As in modern times, tattooing in ancient Siberia was an art that required formal training and artistic sensibilities, researchers say.
For the first time, archeologists have gotten a detailed look at the intricate tattoos on a 2,000-year-old ice mummy, found buried deep within the permafrost-covered mountains of Siberia.
These tattoos would be challenging to produce even today, the researchers say, suggesting that ancient tattoo artists possessed a considerable degree of skill.
With help from modern tattoo artists, an international team of researchers examined the mummy’s tattoos in unprecedented detail and identified the tools and techniques that ancient societies may have used to create body art. The findings were published in the journal Antiquity.

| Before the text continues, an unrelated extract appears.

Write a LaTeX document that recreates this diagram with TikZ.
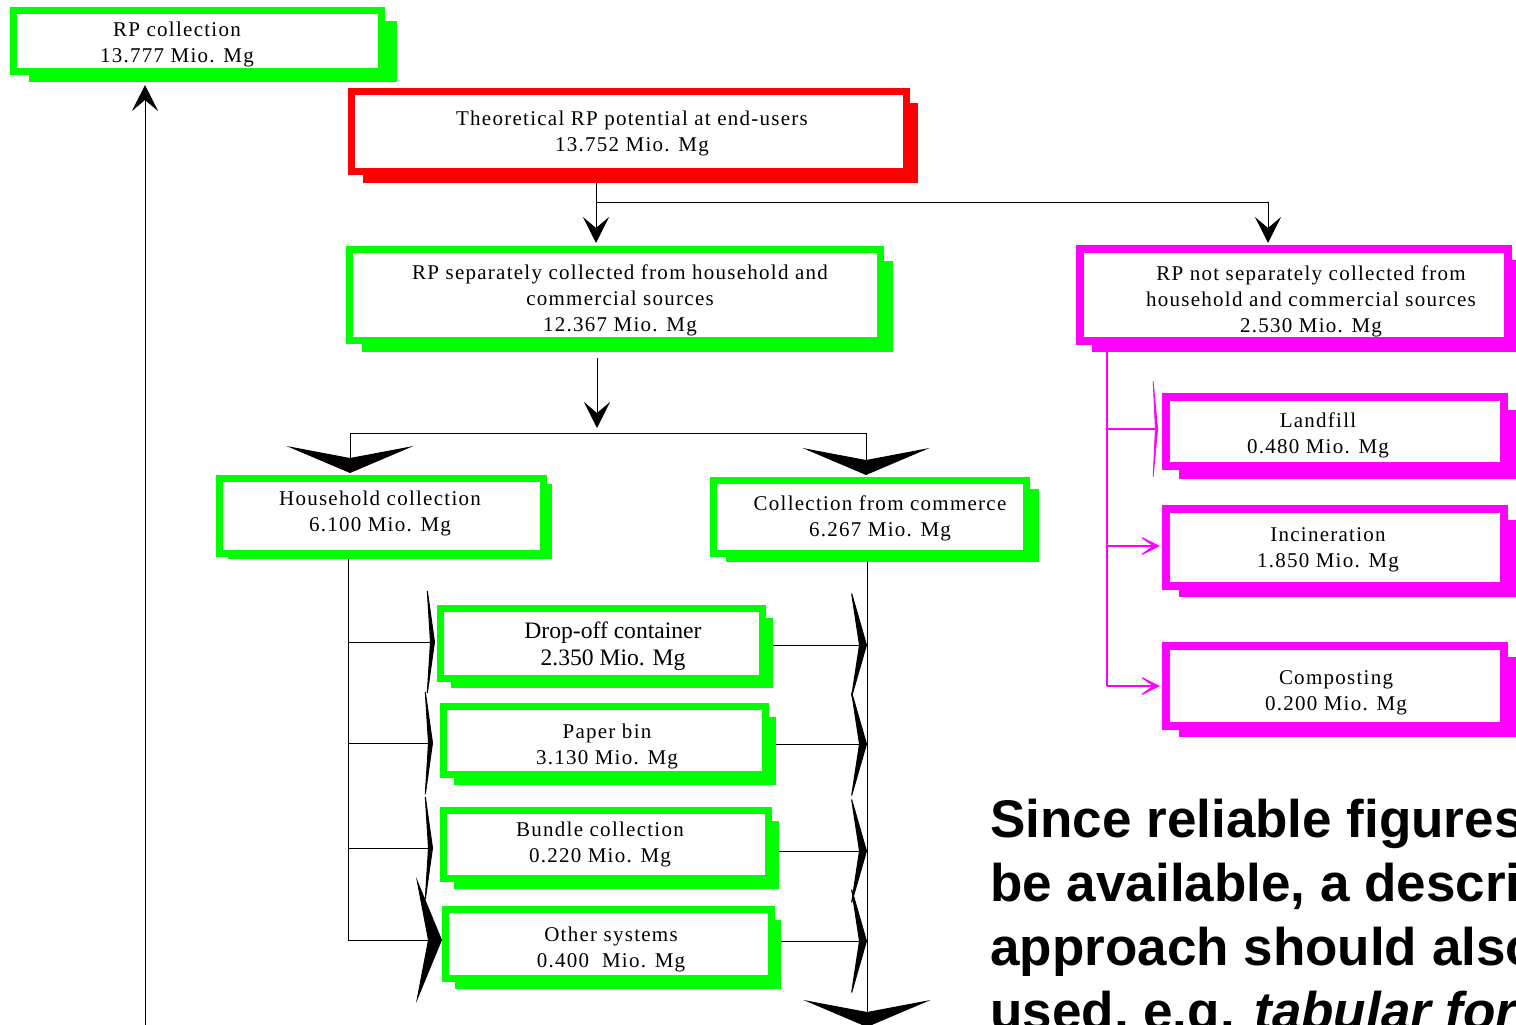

Like it is now, getting inked up was a common practice in prehistoric societies. Studying the practice is tough, however, because skin is rarely preserved in archaeological remains.
The “ice-mummies” of the Altai mountains, in Siberia, are a notable exception—they were buried in chambers now encased in permafrost, sometimes preserving the skin of those within.
The Pazyryk people were horse-riding nomads who lived between China and Europe. “The tattoos of the Pazyryk culture—Iron Age pastoralists of the Altai Mountains—have long intrigued archaeologists due to their elaborate figural designs”, Gino Caspar, an archaeologist at the Max Planck Institute of Geoanthropology and the University of Bern, said in an emailed statement.